Las sábanas no son el mejor sitio para recuperarse de un bajón y mucho menos, si anda por el medio el ánimo enredándolo todo: la primavera no deja de estar a la vuelta de la esquina, eso es así.

Parece mentira, como mis picos arrastran a Gus. Él se pega a mí, se acomoda  y espera pacientemente a que llegue el momento de la normalidad. Espera quietecito y aportando calor y paciencia.

El cerebro es un personaje del que no me fío, al menos del mío. A veces,  creo que juega en el equipo contrario y que mis leves victorias son a pesar de él, lo que supone una trabajera que te deja en el chasis. Él tiene vida propia y por desgracia y a menudo, no se parece en absoluto a la mía, la que quiero y por la que peleo cada décima de segundo. 

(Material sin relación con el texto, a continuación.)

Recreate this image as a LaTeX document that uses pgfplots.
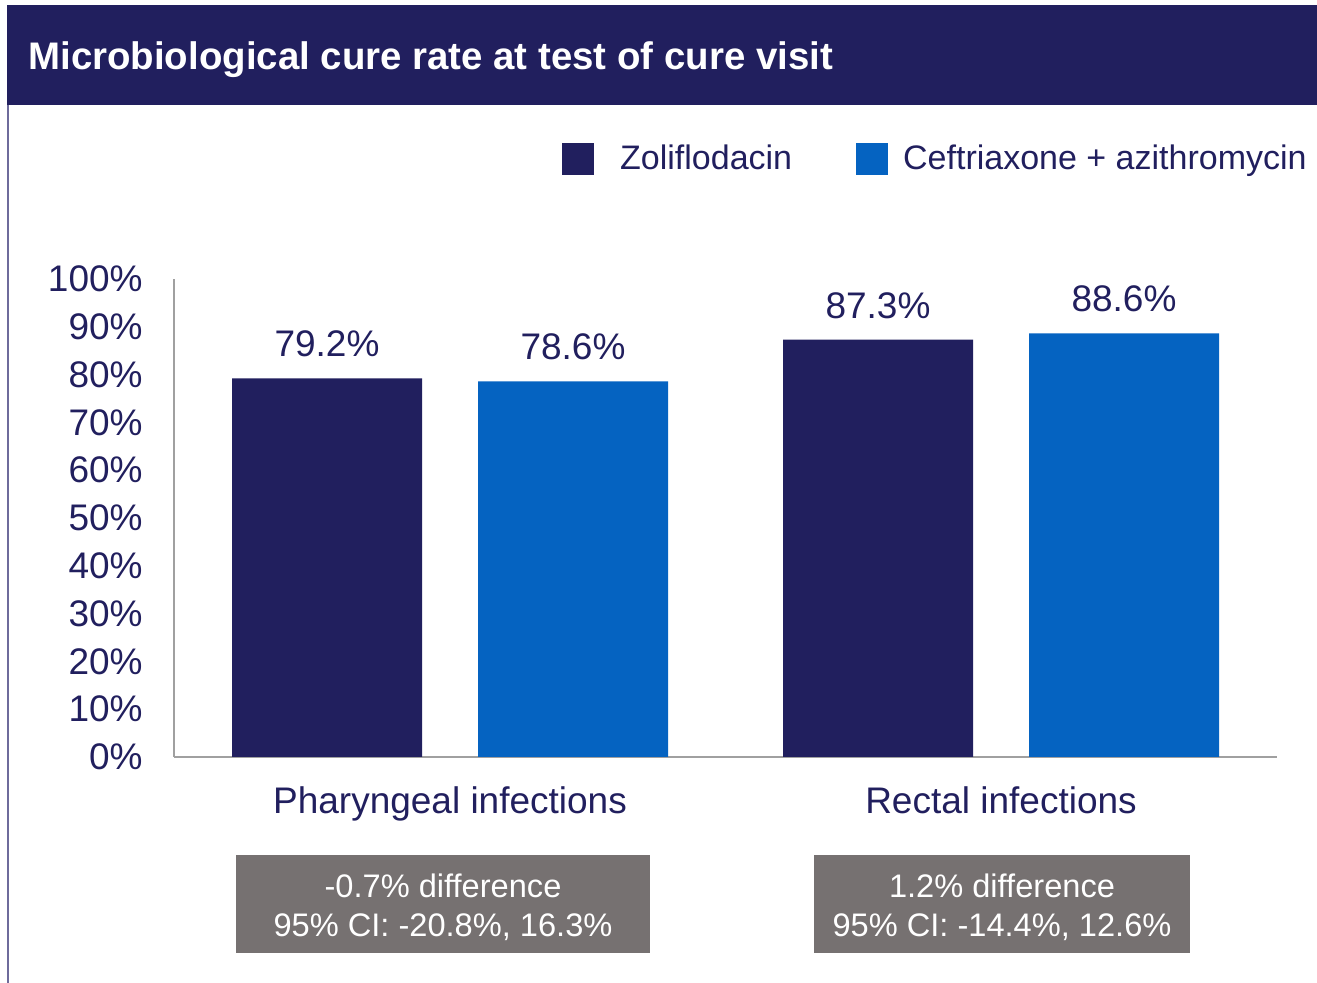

Flojera física y mental, arrastrando unos años raros a los que se suman lo inesperado y la vida que sigue arañándonos las fuerzas. Mi fortuna es que no me pasa nada. A mi no me pasa nada, pero tengo que pelear con el ocupa de mi azotea, pactar cada día y como resultado, un cansancio pegajoso e infinito... que las sábanas neutraliza y del que me defienden sin perder más calor del que ya he perdido este año de fríos y hielo.

Pero no, no es un escudo para todos los días, ni un respiro habitual. De vez en vez, de año en año, un día de no hacer, de no hablar, de no descolgar los teléfonos, de analizar en pijama, de no contestar más que a tus propias preguntas directas, razonables y sanadoras y de sacar, releer y actualizar el manual de supervivencia que con los años te ha ido construyendo y que es infalible.

Me recuerda a esos mapas de previsión del tiempo en los que te explican cómo el anticiclón bloquea a las borrascas.  Pues eso.

Lo del frío, lo tengo más difícil. ¡Qué año, por favor!